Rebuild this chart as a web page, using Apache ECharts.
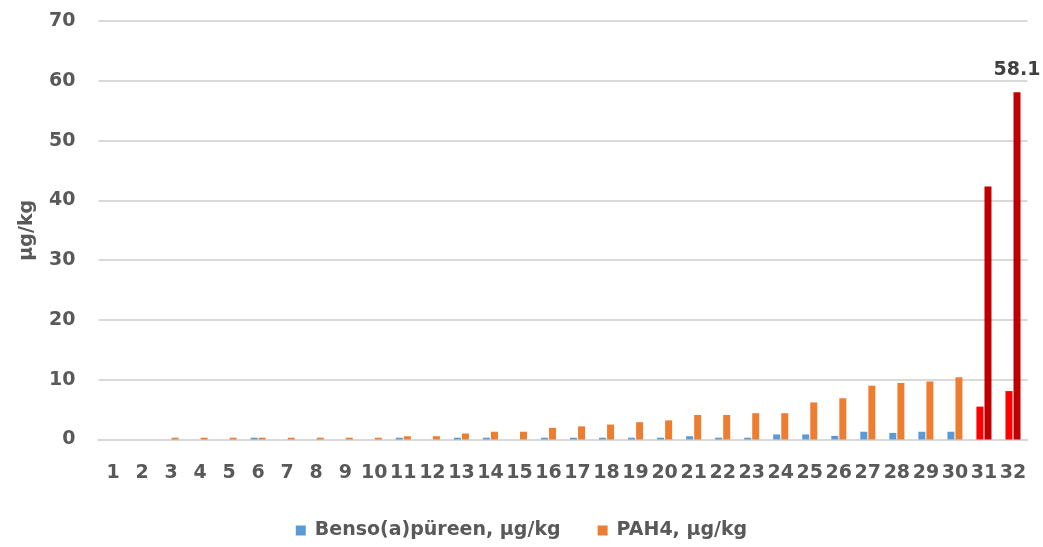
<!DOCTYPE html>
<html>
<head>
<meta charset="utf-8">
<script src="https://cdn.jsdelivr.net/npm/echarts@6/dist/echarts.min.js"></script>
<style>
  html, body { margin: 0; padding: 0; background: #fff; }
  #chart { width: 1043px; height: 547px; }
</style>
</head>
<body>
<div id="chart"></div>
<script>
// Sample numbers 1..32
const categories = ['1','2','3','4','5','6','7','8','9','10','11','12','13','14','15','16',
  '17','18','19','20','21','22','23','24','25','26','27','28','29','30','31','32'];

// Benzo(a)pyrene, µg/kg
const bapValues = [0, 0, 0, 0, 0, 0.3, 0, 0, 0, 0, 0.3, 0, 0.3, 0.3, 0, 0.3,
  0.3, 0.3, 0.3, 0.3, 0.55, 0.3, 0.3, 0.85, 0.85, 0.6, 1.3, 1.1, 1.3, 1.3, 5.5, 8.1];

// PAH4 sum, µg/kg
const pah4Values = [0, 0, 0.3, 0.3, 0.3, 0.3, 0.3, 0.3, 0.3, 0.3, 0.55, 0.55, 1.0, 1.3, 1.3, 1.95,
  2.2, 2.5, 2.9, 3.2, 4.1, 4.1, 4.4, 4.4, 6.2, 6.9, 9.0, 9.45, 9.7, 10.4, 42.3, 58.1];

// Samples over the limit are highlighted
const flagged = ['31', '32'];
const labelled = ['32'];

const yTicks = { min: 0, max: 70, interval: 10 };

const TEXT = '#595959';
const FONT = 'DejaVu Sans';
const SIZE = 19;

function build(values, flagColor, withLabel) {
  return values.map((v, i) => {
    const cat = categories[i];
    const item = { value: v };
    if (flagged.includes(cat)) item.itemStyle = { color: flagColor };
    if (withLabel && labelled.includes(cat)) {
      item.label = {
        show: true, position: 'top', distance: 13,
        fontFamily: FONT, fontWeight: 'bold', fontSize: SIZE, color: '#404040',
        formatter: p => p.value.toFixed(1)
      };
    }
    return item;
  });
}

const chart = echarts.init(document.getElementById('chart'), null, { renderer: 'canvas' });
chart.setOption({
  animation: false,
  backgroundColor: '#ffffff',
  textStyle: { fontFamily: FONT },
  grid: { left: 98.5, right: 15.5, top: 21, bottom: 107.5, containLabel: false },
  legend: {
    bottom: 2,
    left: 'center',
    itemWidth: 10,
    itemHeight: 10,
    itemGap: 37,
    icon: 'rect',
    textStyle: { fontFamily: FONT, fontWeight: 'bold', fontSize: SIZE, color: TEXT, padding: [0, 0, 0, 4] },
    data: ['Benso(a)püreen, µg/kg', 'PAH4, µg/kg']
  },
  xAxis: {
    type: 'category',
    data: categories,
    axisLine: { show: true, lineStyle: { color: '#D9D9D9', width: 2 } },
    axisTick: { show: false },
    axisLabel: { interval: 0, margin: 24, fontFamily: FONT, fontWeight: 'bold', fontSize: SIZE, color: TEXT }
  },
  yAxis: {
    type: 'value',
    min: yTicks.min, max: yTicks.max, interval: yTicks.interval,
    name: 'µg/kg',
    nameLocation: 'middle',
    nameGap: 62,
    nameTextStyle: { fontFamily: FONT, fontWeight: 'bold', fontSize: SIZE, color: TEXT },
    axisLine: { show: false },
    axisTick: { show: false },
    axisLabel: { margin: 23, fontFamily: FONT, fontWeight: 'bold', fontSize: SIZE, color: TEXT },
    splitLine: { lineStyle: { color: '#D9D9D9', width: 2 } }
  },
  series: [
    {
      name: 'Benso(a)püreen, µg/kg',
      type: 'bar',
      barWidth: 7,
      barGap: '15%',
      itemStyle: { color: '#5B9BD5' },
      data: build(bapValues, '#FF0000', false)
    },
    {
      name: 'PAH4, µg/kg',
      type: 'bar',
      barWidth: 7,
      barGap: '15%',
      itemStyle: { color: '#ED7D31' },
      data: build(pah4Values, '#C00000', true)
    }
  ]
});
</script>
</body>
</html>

• **Goal**
Write out each line again precisely as it appears, skipping every picture.

• **Result**
Rebuild this chart as a web page, using Apache ECharts.
<!DOCTYPE html>
<html>
<head>
<meta charset="utf-8">
<script src="https://cdn.jsdelivr.net/npm/echarts@6/dist/echarts.min.js"></script>
<style>
  html, body { margin: 0; padding: 0; background: #fff; }
  #chart { width: 1043px; height: 547px; }
</style>
</head>
<body>
<div id="chart"></div>
<script>
// Sample numbers 1..32
const categories = ['1','2','3','4','5','6','7','8','9','10','11','12','13','14','15','16',
  '17','18','19','20','21','22','23','24','25','26','27','28','29','30','31','32'];

// Benzo(a)pyrene, µg/kg
const bapValues = [0, 0, 0, 0, 0, 0.3, 0, 0, 0, 0, 0.3, 0, 0.3, 0.3, 0, 0.3,
  0.3, 0.3, 0.3, 0.3, 0.55, 0.3, 0.3, 0.85, 0.85, 0.6, 1.3, 1.1, 1.3, 1.3, 5.5, 8.1];

// PAH4 sum, µg/kg
const pah4Values = [0, 0, 0.3, 0.3, 0.3, 0.3, 0.3, 0.3, 0.3, 0.3, 0.55, 0.55, 1.0, 1.3, 1.3, 1.95,
  2.2, 2.5, 2.9, 3.2, 4.1, 4.1, 4.4, 4.4, 6.2, 6.9, 9.0, 9.45, 9.7, 10.4, 42.3, 58.1];

// Samples over the limit are highlighted
const flagged = ['31', '32'];
const labelled = ['32'];

const yTicks = { min: 0, max: 70, interval: 10 };

const TEXT = '#595959';
const FONT = 'DejaVu Sans';
const SIZE = 19;

function build(values, flagColor, withLabel) {
  return values.map((v, i) => {
    const cat = categories[i];
    const item = { value: v };
    if (flagged.includes(cat)) item.itemStyle = { color: flagColor };
    if (withLabel && labelled.includes(cat)) {
      item.label = {
        show: true, position: 'top', distance: 13,
        fontFamily: FONT, fontWeight: 'bold', fontSize: SIZE, color: '#404040',
        formatter: p => p.value.toFixed(1)
      };
    }
    return item;
  });
}

const chart = echarts.init(document.getElementById('chart'), null, { renderer: 'canvas' });
chart.setOption({
  animation: false,
  backgroundColor: '#ffffff',
  textStyle: { fontFamily: FONT },
  grid: { left: 98.5, right: 15.5, top: 21, bottom: 107.5, containLabel: false },
  legend: {
    bottom: 2,
    left: 'center',
    itemWidth: 10,
    itemHeight: 10,
    itemGap: 37,
    icon: 'rect',
    textStyle: { fontFamily: FONT, fontWeight: 'bold', fontSize: SIZE, color: TEXT, padding: [0, 0, 0, 4] },
    data: ['Benso(a)püreen, µg/kg', 'PAH4, µg/kg']
  },
  xAxis: {
    type: 'category',
    data: categories,
    axisLine: { show: true, lineStyle: { color: '#D9D9D9', width: 2 } },
    axisTick: { show: false },
    axisLabel: { interval: 0, margin: 24, fontFamily: FONT, fontWeight: 'bold', fontSize: SIZE, color: TEXT }
  },
  yAxis: {
    type: 'value',
    min: yTicks.min, max: yTicks.max, interval: yTicks.interval,
    name: 'µg/kg',
    nameLocation: 'middle',
    nameGap: 62,
    nameTextStyle: { fontFamily: FONT, fontWeight: 'bold', fontSize: SIZE, color: TEXT },
    axisLine: { show: false },
    axisTick: { show: false },
    axisLabel: { margin: 23, fontFamily: FONT, fontWeight: 'bold', fontSize: SIZE, color: TEXT },
    splitLine: { lineStyle: { color: '#D9D9D9', width: 2 } }
  },
  series: [
    {
      name: 'Benso(a)püreen, µg/kg',
      type: 'bar',
      barWidth: 7,
      barGap: '15%',
      itemStyle: { color: '#5B9BD5' },
      data: build(bapValues, '#FF0000', false)
    },
    {
      name: 'PAH4, µg/kg',
      type: 'bar',
      barWidth: 7,
      barGap: '15%',
      itemStyle: { color: '#ED7D31' },
      data: build(pah4Values, '#C00000', true)
    }
  ]
});
</script>
</body>
</html>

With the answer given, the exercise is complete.